Das führt dazu, dass die deutsche Verwaltung alle zehn Jahre Umfragen, wie z.B. Zensus 2022, durchführen muss, um etwas zu erfragen, das längst bekannt ist:
- Aktuelle Bevölkerungszahlen
- Daten zur Demografie, das heißt Alter, Geschlecht oder z.B. Staatsbürgerschaft
- Daten zur Wohn- und Wohnungssituation wie durchschnittliche Wohnraumgröße, Leerstand oder Eigentümerquote
Wenn man in Deutschland geboren wird oder offiziell einwandert und von den Sozialleistungen profitieren möchte, dann wird man doch automatisch erfasst. Wenn man einen deutschen Personalausweis oder einen Reisepass hat, dann finden sich dort Informationen wie Alter, Geschlecht und Staatsbürgerschaft. Kauft man eine Immobilie, dann wird der Eigentumswechsel im Grundbuch erfasst. Ist man Vermieter*in, dann muss man bei der jährlichen Einkommensteuererklärung angeben, wie hoch die Mieteinnahmen sind bzw. ob das Objekt leer steht.
Online bedeutet in Deutschland nicht zwangsläufig, dass es auch durchgehend digital ist. Die Verwaltung ist durchzogen von Medienbrüchen, mit denen endlich Schluss sein muss. (Bild: cottonbro/Pexels)
Wenn ich sowas höre und am eigenen Leib erfahre, dann gewinne ich den Eindruck, dass das Onlinezugangsgesetzt (OZG) von den Verantwortlichen absichtlich und bei voller Verfügbarkeit ihrer geistigen Fähigkeiten so genannt wurde. Es ist nämlich genau das, ein Onlinezugang und nicht viel mehr. Und es ist zu klein gedacht. Ich weiß das zu beurteilen, weil ich selbst verwaltungsnah arbeite und berichtet bekomme, dass die Daten zwar Online erfasst werden, dann aber z.B. händisch in andere Systeme übertragen oder gar ausgedruckt und abgeheftet werden. Deutschland: Ein analoges Entwicklungsland.

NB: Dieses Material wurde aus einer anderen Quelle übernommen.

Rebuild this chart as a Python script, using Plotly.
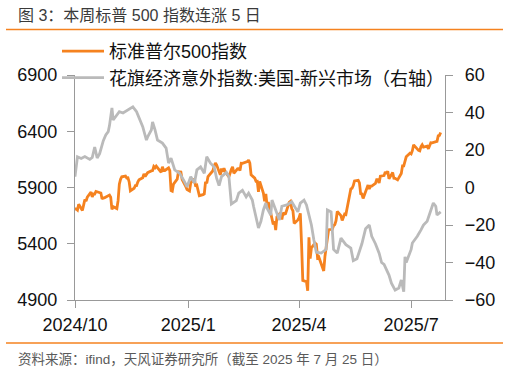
import plotly.graph_objects as go

# ---------------- data ----------------
spx_name = "标准普尔500指数"
cesi_name = "花旗经济意外指数:美国-新兴市场（右轴）"

spx_dates = [
    "2024-10-01","2024-10-02","2024-10-03","2024-10-04","2024-10-07","2024-10-08","2024-10-09","2024-10-10","2024-10-11",
    "2024-10-14","2024-10-15","2024-10-16","2024-10-17","2024-10-18","2024-10-21","2024-10-22","2024-10-23","2024-10-24",
    "2024-10-25","2024-10-28","2024-10-29","2024-10-30","2024-10-31",
    "2024-11-01","2024-11-04","2024-11-05","2024-11-06","2024-11-07","2024-11-08","2024-11-11","2024-11-12","2024-11-13",
    "2024-11-14","2024-11-15","2024-11-18","2024-11-19","2024-11-20","2024-11-21","2024-11-22","2024-11-25","2024-11-26",
    "2024-11-27","2024-11-29",
    "2024-12-02","2024-12-03","2024-12-04","2024-12-05","2024-12-06","2024-12-09","2024-12-10","2024-12-11","2024-12-12",
    "2024-12-13","2024-12-16","2024-12-17","2024-12-18","2024-12-19","2024-12-20","2024-12-23","2024-12-24","2024-12-26",
    "2024-12-27","2024-12-30","2024-12-31",
    "2025-01-02","2025-01-03","2025-01-06","2025-01-07","2025-01-08","2025-01-10","2025-01-13","2025-01-14","2025-01-15",
    "2025-01-16","2025-01-17","2025-01-21","2025-01-22","2025-01-23","2025-01-24","2025-01-27","2025-01-28","2025-01-29",
    "2025-01-30","2025-01-31",
    "2025-02-03","2025-02-04","2025-02-05","2025-02-06","2025-02-07","2025-02-10","2025-02-11","2025-02-12","2025-02-13",
    "2025-02-14","2025-02-18","2025-02-19","2025-02-20","2025-02-21","2025-02-24","2025-02-25","2025-02-26","2025-02-27",
    "2025-02-28",
    "2025-03-03","2025-03-04","2025-03-05","2025-03-06","2025-03-07","2025-03-10","2025-03-11","2025-03-12","2025-03-13",
    "2025-03-14","2025-03-17","2025-03-18","2025-03-19","2025-03-20","2025-03-21","2025-03-24","2025-03-25","2025-03-26",
    "2025-03-27","2025-03-28","2025-03-31",
    "2025-04-01","2025-04-02","2025-04-03","2025-04-04","2025-04-07","2025-04-08","2025-04-09","2025-04-10","2025-04-11",
    "2025-04-14","2025-04-15","2025-04-16","2025-04-17","2025-04-21","2025-04-22","2025-04-23","2025-04-24","2025-04-25",
    "2025-04-28","2025-04-29","2025-04-30",
    "2025-05-01","2025-05-02","2025-05-05","2025-05-06","2025-05-07","2025-05-08","2025-05-09","2025-05-12","2025-05-13",
    "2025-05-14","2025-05-15","2025-05-16","2025-05-19","2025-05-20","2025-05-21","2025-05-22","2025-05-23","2025-05-27",
    "2025-05-28","2025-05-29","2025-05-30",
    "2025-06-02","2025-06-03","2025-06-04","2025-06-05","2025-06-06","2025-06-09","2025-06-10","2025-06-11","2025-06-12",
    "2025-06-13","2025-06-16","2025-06-17","2025-06-18","2025-06-20","2025-06-23","2025-06-24","2025-06-25","2025-06-26",
    "2025-06-27","2025-06-30",
    "2025-07-01","2025-07-02","2025-07-03","2025-07-07","2025-07-08","2025-07-09","2025-07-10","2025-07-11","2025-07-14",
    "2025-07-15","2025-07-16","2025-07-17","2025-07-18","2025-07-21","2025-07-22","2025-07-23","2025-07-24","2025-07-25",
]
spx_close = [
    5708.75,5709.54,5699.94,5751.07,5695.94,5751.13,5792.04,5780.05,5815.03,
    5859.85,5815.26,5842.47,5841.47,5864.67,5853.98,5851.20,5797.42,5809.86,
    5808.12,5823.52,5832.92,5813.67,5705.45,
    5728.80,5712.69,5782.76,5929.04,5973.10,5995.54,6001.35,5983.99,5985.38,
    5949.17,5870.62,5893.62,5916.98,5917.11,5948.71,5969.34,5987.37,6021.63,
    5998.74,6032.38,
    6047.15,6049.88,6086.49,6075.11,6090.27,6052.85,6034.91,6084.19,6051.25,
    6051.09,6074.08,6050.61,5872.16,5867.08,5930.85,5974.07,6040.04,6037.59,
    5970.84,5906.94,5881.63,
    5868.55,5942.47,5975.38,5909.03,5918.25,5827.04,5836.22,5842.91,5949.91,
    5937.34,5996.66,6049.24,6086.37,6118.71,6101.24,6012.28,6067.70,6039.31,
    6071.17,6040.53,
    5994.57,6037.88,6061.48,6083.57,6025.99,6066.44,6068.50,6051.97,6115.07,
    6114.63,6129.58,6144.15,6117.52,6013.13,5983.25,5955.25,5956.06,5861.57,
    5954.50,
    5849.72,5778.15,5842.63,5738.52,5770.20,5614.56,5572.07,5599.30,5521.52,
    5638.94,5675.12,5614.66,5675.29,5662.89,5667.56,5767.57,5776.65,5712.20,
    5693.31,5580.94,5611.85,
    5633.07,5670.97,5396.52,5074.08,5062.25,4982.77,5456.90,5268.05,5363.36,
    5405.97,5396.63,5275.70,5282.70,5158.20,5287.76,5375.86,5484.77,5525.21,
    5528.75,5560.83,5569.06,
    5604.14,5686.67,5650.38,5606.91,5631.28,5663.94,5659.91,5844.19,5886.55,
    5892.58,5916.93,5958.38,5963.60,5940.46,5844.61,5842.01,5802.82,5921.54,
    5888.55,5912.17,5911.69,
    5935.94,5970.37,5970.81,5939.30,6000.36,6005.88,6038.81,6022.24,6045.26,
    5976.97,6033.11,5982.72,5980.87,5967.84,6025.17,6092.18,6092.16,6141.02,
    6173.07,6204.95,
    6198.01,6227.42,6279.35,6229.98,6225.52,6263.26,6280.46,6259.75,6268.56,
    6243.76,6263.70,6297.36,6296.79,6305.60,6309.62,6358.91,6363.35,6388.64,
]

cesi_dates = [
    "2024-10-01","2024-10-03","2024-10-06","2024-10-09","2024-10-13","2024-10-15","2024-10-17","2024-10-19","2024-10-21",
    "2024-10-24","2024-10-26","2024-10-28","2024-10-29","2024-10-31","2024-11-01","2024-11-04","2024-11-06","2024-11-09",
    "2024-11-13","2024-11-17","2024-11-20","2024-11-23","2024-11-25","2024-11-28","2024-11-29","2024-12-02","2024-12-03",
    "2024-12-05","2024-12-07","2024-12-11","2024-12-14","2024-12-16","2024-12-18","2024-12-21","2024-12-25","2024-12-29",
    "2024-12-31","2025-01-03","2025-01-06","2025-01-08","2025-01-11","2025-01-14","2025-01-16","2025-01-19","2025-01-22",
    "2025-01-24","2025-01-26","2025-01-28","2025-02-01","2025-02-03","2025-02-05","2025-02-09","2025-02-11","2025-02-14",
    "2025-02-17","2025-02-19","2025-02-22","2025-02-23","2025-02-26","2025-02-27","2025-03-01","2025-03-03","2025-03-05",
    "2025-03-06","2025-03-09","2025-03-10","2025-03-13","2025-03-16","2025-03-18","2025-03-22","2025-03-26","2025-03-28",
    "2025-03-31","2025-04-02","2025-04-05","2025-04-07","2025-04-11","2025-04-13","2025-04-15","2025-04-19","2025-04-23",
    "2025-04-24","2025-04-27","2025-04-29","2025-05-02","2025-05-05","2025-05-09","2025-05-13","2025-05-15","2025-05-18",
    "2025-05-22","2025-05-25","2025-05-28","2025-05-30","2025-06-02","2025-06-05","2025-06-07","2025-06-09","2025-06-11",
    "2025-06-13","2025-06-15","2025-06-18","2025-06-21","2025-06-23","2025-06-25","2025-06-26","2025-06-27","2025-07-01",
    "2025-07-02","2025-07-06","2025-07-09","2025-07-11","2025-07-14","2025-07-17","2025-07-19","2025-07-21","2025-07-22",
    "2025-07-25",
]
cesi_values = [
    5.8, 16.4, 15.5, 16.5, 15.0, 16.0, 21.6, 15.7, 18.0,
    25.0, 28.0, 29.8, 33.0, 42.4, 36.0, 38.7, 40.4, 39.7,
    41.3, 43.0, 40.4, 36.0, 32.4, 25.3, 27.0, 30.7, 35.0,
    30.7, 25.3, 23.7, 21.0, 13.0, 15.7, 9.4, 7.6, 3.0,
    0.4, 5.8, 2.4, 9.4, 11.0, 7.6, 16.4, 13.0, 11.0,
    5.0, 1.0, 5.8, 8.0, 5.8, -8.8, -7.0, -3.0, -1.5,
    -5.0, -3.0, -6.7, -10.0, -19.0, -21.6, -18.0, -12.0, -8.3,
    -11.0, -14.7, -6.7, -12.0, -17.3, -10.0, -9.3, -7.6, -10.0,
    -13.0, -8.3, -6.7, -9.3, -20.0, -28.0, -34.5, -35.0, -33.0,
    -12.0, -13.0, -33.0, -35.0, -27.0, -30.5, -32.3, -39.0, -38.0,
    -30.0, -22.0, -20.0, -26.0, -30.0, -35.0, -40.0, -41.0, -44.0,
    -46.7, -51.0, -54.7, -53.6, -49.3, -55.6, -37.0, -40.0, -33.0,
    -29.6, -26.0, -22.6, -20.0, -18.0, -12.0, -8.3, -10.0, -14.7,
    -13.0,
]
assert len(spx_dates) == len(spx_close)
assert len(cesi_dates) == len(cesi_values)

left_ticks = [4900, 5400, 5900, 6400, 6900]
right_ticks = [-60, -40, -20, 0, 20, 40, 60]
x_tick_dates = ["2024-10-01", "2025-01-01", "2025-04-01", "2025-07-01"]
x_tick_labels = ["2024/10", "2025/1", "2025/4", "2025/7"]

title_text = "图 3：本周标普 500 指数连涨 5 日"
source_text = "资料来源：ifind，天风证券研究所（截至 2025 年 7 月 25 日）"

# ---------------- style / layout ----------------
W, H = 508, 372
L, R, T, B = 75, 63, 75, 72
pw, ph = W - L - R, H - T - B
def fx(px): return (px - L) / pw
def fy(py): return (H - B - py) / ph

ORANGE = "#F5821F"
GRAY = "#BABABA"
AX = "#999999"
FONT = "Liberation Sans, Noto Sans CJK SC, sans-serif"

fig = go.Figure()
fig.add_trace(go.Scatter(x=spx_dates, y=spx_close, name=spx_name, mode="lines",
                         line=dict(color=ORANGE, width=2.8), yaxis="y"))
fig.add_trace(go.Scatter(x=cesi_dates, y=cesi_values, name=cesi_name, mode="lines",
                         line=dict(color=GRAY, width=2.8), yaxis="y2"))

axis_common = dict(showline=True, linecolor=AX, linewidth=1.2, ticks="outside", ticklen=7,
                   tickcolor=AX, tickwidth=1.2, showgrid=False, zeroline=False,
                   tickfont=dict(family=FONT, size=18, color="#111111"))

fig.update_layout(
    width=W, height=H,
    margin=dict(l=L, r=R, t=T, b=B, pad=0),
    paper_bgcolor="white", plot_bgcolor="white",
    font=dict(family=FONT),
    showlegend=True,
    legend=dict(x=fx(57), y=fy(33), xanchor="left", yanchor="top",
                bgcolor="rgba(0,0,0,0)", font=dict(family=FONT, size=18, color="#111111"),
                tracegroupgap=0, itemwidth=42),
    xaxis=dict(type="date", range=["2024-10-01", "2025-07-28 12:00"],
               tickvals=x_tick_dates, ticktext=x_tick_labels, ticklabelstandoff=1, **axis_common),
    yaxis=dict(range=[left_ticks[0], left_ticks[-1]], tickvals=left_ticks, ticklabelstandoff=6,
               **axis_common),
    yaxis2=dict(range=[right_ticks[0], right_ticks[-1]], tickvals=right_ticks, overlaying="y",
                side="right", ticklabelstandoff=8, **axis_common),
    shapes=[
        dict(type="line", xref="paper", yref="paper", x0=fx(6), x1=fx(503), y0=fy(29.5), y1=fy(29.5),
             line=dict(color=ORANGE, width=1.6)),
        dict(type="line", xref="paper", yref="paper", x0=fx(6), x1=fx(503), y0=fy(343), y1=fy(343),
             line=dict(color=ORANGE, width=1.6)),
    ],
    annotations=[
        dict(text=title_text, xref="paper", yref="paper", x=fx(16), y=fy(15), xanchor="left",
             yanchor="middle", align="left", showarrow=False,
             font=dict(family=FONT, size=16, color="#3a3a3a")),
        dict(text=source_text, xref="paper", yref="paper", x=fx(16), y=fy(359), xanchor="left",
             yanchor="middle", align="left", showarrow=False,
             font=dict(family=FONT, size=13.5, color="#5a5a5a")),
    ],
)

fig.write_html("out.html")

Meine lieben Verantwortlichen, wir müssen endlich aus dem Klein-Klein raus. Die Digitalisierung der Verwaltung birgt in den kommenden Jahrzehnten ein enormes Wertschöpfungspotential für Gesellschaft und Wirtschaft. Vielleicht sogar den größten Impact für die Weiterentwicklung von Deutschland überhaupt. Aber vielleicht brauchen wir auch eine Krise, die als Transformationsturbo daherkommt, damit wir endlich aus dem Quark kommen.